### Objective
In the records below, find each line with the word "code" and copy it.
****************
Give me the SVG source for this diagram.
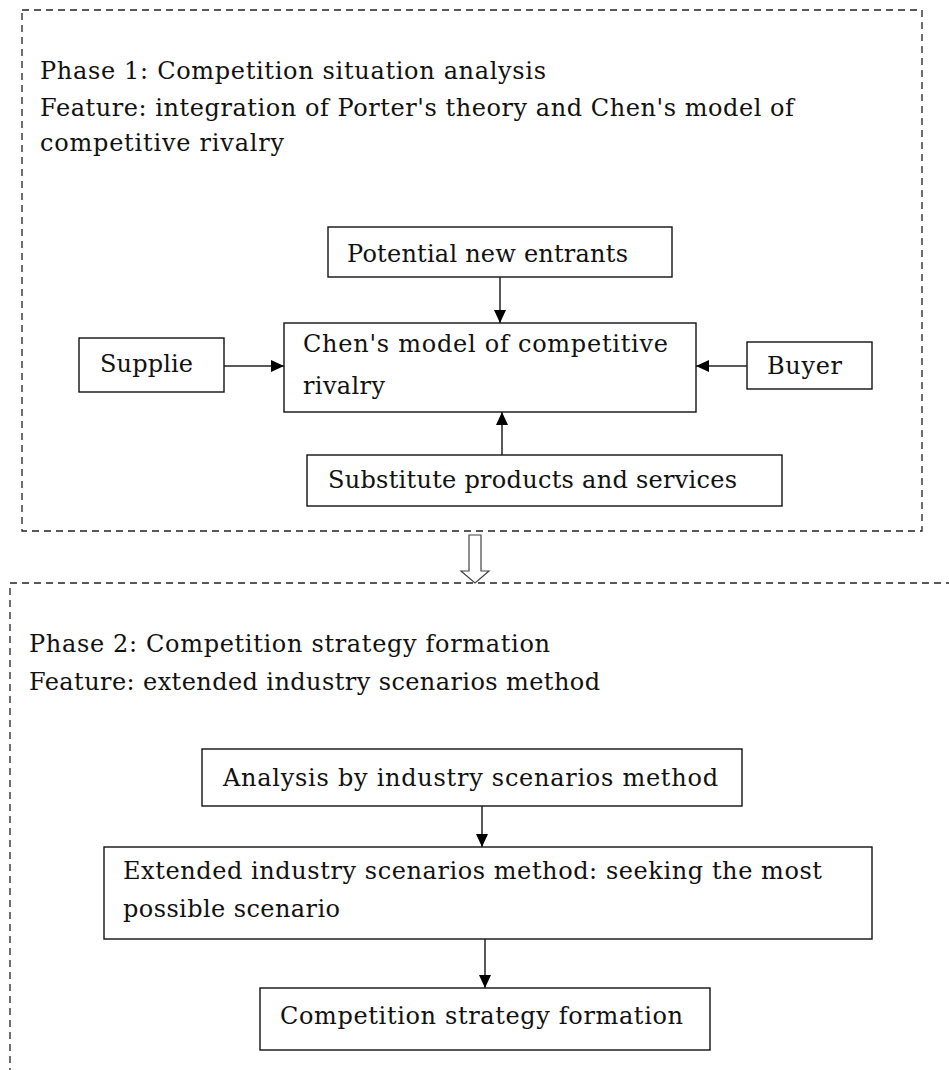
<svg xmlns="http://www.w3.org/2000/svg" width="949" height="1070" viewBox="0 0 949 1070">
<style>
text{font-family:"DejaVu Serif","Liberation Serif",serif;font-size:24px;fill:#111}
.box{fill:#fff;stroke:#111;stroke-width:1.4}
.dash{fill:none;stroke:#222;stroke-width:1.3;stroke-dasharray:7 5}
.conn{stroke:#222;stroke-width:1.5;fill:none}
</style>
<defs>
<marker id="ah" viewBox="0 0 13 12" refX="13" refY="6" markerWidth="13" markerHeight="12" markerUnits="userSpaceOnUse" orient="auto">
<path d="M0,0 L13,6 L0,12 Z" fill="#000"/>
</marker>
</defs>
<rect width="949" height="1070" fill="#fff"/>
<g id="phase1">
<rect class="dash" x="22" y="10" width="900" height="521"/>
<text x="40" y="79" textLength="506" lengthAdjust="spacing">Phase 1: Competition situation analysis</text>
<text x="40" y="116" textLength="754" lengthAdjust="spacing">Feature: integration of Porter's theory and Chen's model of</text>
<text x="40" y="151" textLength="244" lengthAdjust="spacing">competitive rivalry</text>
</g>
<g id="phase2">
<rect class="dash" x="10" y="583" width="980" height="520"/>
<text x="29" y="652" textLength="521" lengthAdjust="spacing">Phase 2: Competition strategy formation</text>
<text x="29" y="690" textLength="571" lengthAdjust="spacing">Feature: extended industry scenarios method</text>
</g>
<g id="entrants">
<rect class="box" x="328" y="227" width="344" height="50"/>
<text x="347" y="262" textLength="281" lengthAdjust="spacing">Potential new entrants</text>
</g>
<g id="chen">
<rect class="box" x="284" y="323" width="412" height="89"/>
<text x="303" y="352" textLength="365" lengthAdjust="spacing">Chen's model of competitive</text>
<text x="303" y="394" textLength="82" lengthAdjust="spacing">rivalry</text>
</g>
<g id="supplier">
<rect class="box" x="79" y="338" width="145" height="54"/>
<text x="100" y="372" textLength="93" lengthAdjust="spacing">Supplie</text>
</g>
<g id="buyer">
<rect class="box" x="747" y="342" width="125" height="47"/>
<text x="767" y="374" textLength="75" lengthAdjust="spacing">Buyer</text>
</g>
<g id="substitute">
<rect class="box" x="307" y="455" width="475" height="51"/>
<text x="328" y="488" textLength="409" lengthAdjust="spacing">Substitute products and services</text>
</g>
<g id="analysis">
<rect class="box" x="202" y="749" width="540" height="57"/>
<text x="223" y="786" textLength="495" lengthAdjust="spacing">Analysis by industry scenarios method</text>
</g>
<g id="extended">
<rect class="box" x="104" y="847" width="768" height="92"/>
<text x="123" y="879" textLength="699" lengthAdjust="spacing">Extended industry scenarios method: seeking the most</text>
<text x="123" y="917" textLength="217" lengthAdjust="spacing">possible scenario</text>
</g>
<g id="formation">
<rect class="box" x="260" y="988" width="450" height="62"/>
<text x="280" y="1024" textLength="403" lengthAdjust="spacing">Competition strategy formation</text>
</g>
<g id="connectors">
<line class="conn" x1="500" y1="277" x2="500" y2="323" marker-end="url(#ah)"/>
<line class="conn" x1="224" y1="366" x2="284" y2="366" marker-end="url(#ah)"/>
<line class="conn" x1="747" y1="366" x2="696" y2="366" marker-end="url(#ah)"/>
<line class="conn" x1="502" y1="455" x2="502" y2="412" marker-end="url(#ah)"/>
<line class="conn" x1="482" y1="806" x2="482" y2="847" marker-end="url(#ah)"/>
<line class="conn" x1="485" y1="939" x2="485" y2="988" marker-end="url(#ah)"/>
<polygon points="469,535 481,535 481,571 489,571 475,583 461,571 469,571" fill="#fff" stroke="#444" stroke-width="1.2"/>
</g>
</svg>
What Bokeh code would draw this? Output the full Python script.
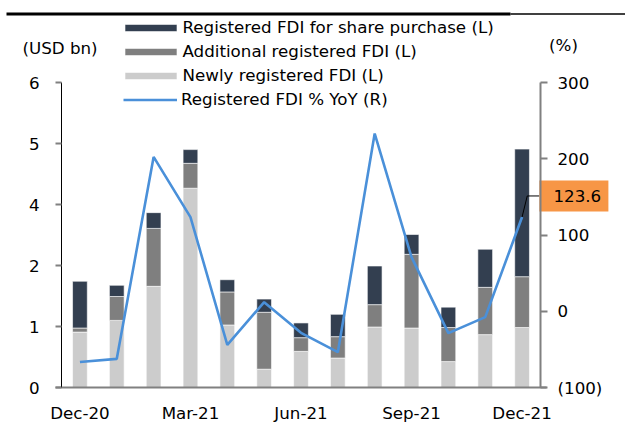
from bokeh.plotting import figure
from bokeh.models import (ColumnDataSource, Range1d, LinearAxis, FixedTicker,
                          CustomJSTickFormatter, Legend, LegendItem, Label)
from bokeh.embed import file_html
from bokeh.resources import INLINE

# ---- data ----
months = ["Dec-20", "Jan-21", "Feb-21", "Mar-21", "Apr-21", "May-21", "Jun-21",
          "Jul-21", "Aug-21", "Sep-21", "Oct-21", "Nov-21", "Dec-21"]
newly = [1.09, 1.32, 1.99, 3.92, 1.23, 0.36, 0.71, 0.58, 1.19, 1.17, 0.51, 1.04, 1.18]
additional = [0.08, 0.47, 1.14, 0.49, 0.65, 1.12, 0.27, 0.42, 0.44, 1.45, 0.67, 0.93, 1.00]
share = [0.92, 0.22, 0.31, 0.27, 0.24, 0.26, 0.29, 0.44, 0.76, 0.39, 0.40, 0.75, 2.51]
yoy = [-66.5, -62.4, 202.4, 123.4, -44.0, 11.9, -28.3, -53.7, 233.0, 70.9, -28.7, -7.7, 123.6]
left_ticks = [0, 1.2, 2.4, 3.6, 4.8, 6]
right_ticks = [-100, 0, 100, 200, 300]
x_label_months = ["Dec-20", "Mar-21", "Jun-21", "Sep-21", "Dec-21"]

FONT = "DejaVu Sans"
FS = "16.7px"
C_SHARE = "#333F50"
C_ADD = "#7F7F7F"
C_NEW = "#CCCCCC"
C_LINE = "#4A90D9"
C_CALLOUT = "#F79646"
AX_GRAY = "#808080"

# ---- layout (canvas pixels, origin top-left) ----
W, H = 625, 426
PLOT_L, PLOT_R = 61, 540
PLOT_T, PLOT_B = 82, 387
CALLOUT_W, CALLOUT_H = 69, 31
n = len(months)
ymin, ymax = left_ticks[0], left_ticks[-1]
pmin, pmax = right_ticks[0], right_ticks[-1]
cat_px = (PLOT_R - PLOT_L) / n
y_px = (PLOT_B - PLOT_T) / (ymax - ymin)
p_px = (PLOT_B - PLOT_T) / (pmax - pmin)

x_range = Range1d(0.5 - PLOT_L / cat_px, n + 0.5 + (W - PLOT_R) / cat_px)
y_range = Range1d(ymin - (H - PLOT_B) / y_px, ymax + PLOT_T / y_px)
p_range = Range1d(pmin - (H - PLOT_B) / p_px, pmax + PLOT_T / p_px)


def dx(px):
    return x_range.start + px / cat_px


def dy(py):
    return y_range.start + (H - py) / y_px


idx = list(range(1, n + 1))
src = ColumnDataSource(dict(x=idx, newly=newly, additional=additional, share=share, yoy=yoy))

p = figure(frame_width=W, frame_height=H, output_backend="svg", toolbar_location=None,
           x_range=x_range, y_range=y_range,
           min_border_left=0, min_border_right=0, min_border_top=0, min_border_bottom=0,
           x_axis_location=None, y_axis_location=None)
p.extra_y_ranges = {"pct": p_range}
p.outline_line_color = None
p.background_fill_color = "white"
p.border_fill_color = "white"
p.grid.visible = False

# header rule of the report page
p.line([dx(6), dx(510)], [dy(13.5), dy(13.5)], line_color="black", line_width=3)
p.line([dx(510), dx(W)], [dy(13.5), dy(13.5)], line_color="black", line_width=1.5)

bars = p.vbar_stack(["newly", "additional", "share"], x="x", width=0.4, source=src,
                    color=[C_NEW, C_ADD, C_SHARE], line_color="white", line_width=0.6)
ln = p.line("x", "yoy", source=src, y_range_name="pct", line_color=C_LINE, line_width=2.6)

# callout for the last value: leader line, box, text
lab_y = yoy[-1] + 27.6
box_x = n + 0.47
p.line([idx[-1], idx[-1] + 0.14, box_x], [yoy[-1], lab_y, lab_y],
       y_range_name="pct", line_color="black", line_width=1)
p.quad(left=[box_x], right=[box_x + CALLOUT_W / cat_px],
       bottom=[lab_y - CALLOUT_H / 2 / p_px], top=[lab_y + CALLOUT_H / 2 / p_px],
       y_range_name="pct", fill_color=C_CALLOUT, line_color=None)
p.add_layout(Label(x=box_x, y=lab_y, y_range_name="pct", x_offset=14,
                   text=f"{yoy[-1]:.1f}", text_align="left", text_baseline="middle",
                   text_font=FONT, text_font_size=FS, text_color="black"))

# left axis
ya = LinearAxis(fixed_location=0.5, bounds=(ymin, ymax), ticker=FixedTicker(ticks=left_ticks),
                formatter=CustomJSTickFormatter(code="return Math.round(tick).toString();"))
ya.axis_line_color = "black"
ya.major_tick_line_color = AX_GRAY
ya.major_tick_line_width = 2
ya.major_tick_in = 0
ya.major_tick_out = 6
ya.minor_tick_line_color = None
ya.major_label_standoff = 16
ya.major_label_text_font = FONT
ya.major_label_text_font_size = FS
ya.major_label_text_color = "black"
p.add_layout(ya, "left")

# right axis
ra = LinearAxis(y_range_name="pct", fixed_location=n + 0.5, bounds=(pmin, pmax),
                ticker=FixedTicker(ticks=right_ticks),
                formatter=CustomJSTickFormatter(
                    code="return tick < 0 ? '(' + Math.abs(tick) + ')' : tick.toString();"))
ra.axis_line_color = AX_GRAY
ra.axis_line_width = 2
ra.major_tick_line_color = AX_GRAY
ra.major_tick_line_width = 2
ra.major_tick_in = 0
ra.major_tick_out = 7
ra.minor_tick_line_color = None
ra.major_label_standoff = 10
ra.major_label_text_font = FONT
ra.major_label_text_font_size = FS
ra.major_label_text_color = "black"
p.add_layout(ra, "right")

# bottom axis
xa = LinearAxis(fixed_location=ymin, bounds=(0.5 - 6 / cat_px, n + 0.5 + 6 / cat_px),
                ticker=FixedTicker(ticks=[idx[months.index(m)] for m in x_label_months]))
xa.major_label_overrides = {idx[months.index(m)]: m for m in x_label_months}
xa.axis_line_color = AX_GRAY
xa.axis_line_width = 2
xa.major_tick_line_color = None
xa.minor_tick_line_color = None
xa.major_tick_in = 0
xa.major_tick_out = 0
xa.major_label_standoff = 15
xa.major_label_text_font = FONT
xa.major_label_text_font_size = FS
xa.major_label_text_color = "black"
p.add_layout(xa, "below")


def style_legend(lg):
    lg.glyph_height = 9
    lg.label_height = 20
    lg.spacing = 4
    lg.padding = 0
    lg.margin = 0
    lg.border_line_color = None
    lg.background_fill_alpha = 0
    lg.label_text_font = FONT
    lg.label_text_font_size = FS
    lg.label_text_color = "black"


# legend for the bars (location = bottom-left corner from canvas bottom-left)
leg_bars = Legend(items=[
    LegendItem(label="Registered FDI for share purchase (L)", renderers=[bars[2]]),
    LegendItem(label="Additional registered FDI (L)", renderers=[bars[1]]),
    LegendItem(label="Newly registered FDI (L)", renderers=[bars[0]]),
], location=(117.5, H - 85), orientation="vertical")
style_legend(leg_bars)
leg_bars.glyph_width = 65
leg_bars.label_standoff = 0
p.add_layout(leg_bars, "center")

leg_line = Legend(items=[LegendItem(label="Registered FDI % YoY (R)", renderers=[ln])],
                  location=(123, H - 109.3), orientation="vertical")
style_legend(leg_line)
leg_line.glyph_width = 54
leg_line.label_standoff = 4
p.add_layout(leg_line, "center")

# axis unit labels
p.add_layout(Label(x=59.5, y=H - 47.5, x_units="screen", y_units="screen", text="(USD bn)",
                   text_align="center", text_baseline="middle",
                   text_font=FONT, text_font_size=FS, text_color="black"))
p.add_layout(Label(x=563, y=H - 44.5, x_units="screen", y_units="screen", text="(%)",
                   text_align="center", text_baseline="middle",
                   text_font=FONT, text_font_size=FS, text_color="black"))

open("out.html", "w").write(file_html(p, INLINE))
****************
### Result below
What Bokeh code would draw this? Output the full Python script.
                formatter=CustomJSTickFormatter(code="return Math.round(tick).toString();"))
                    code="return tick < 0 ? '(' + Math.abs(tick) + ')' : tick.toString();"))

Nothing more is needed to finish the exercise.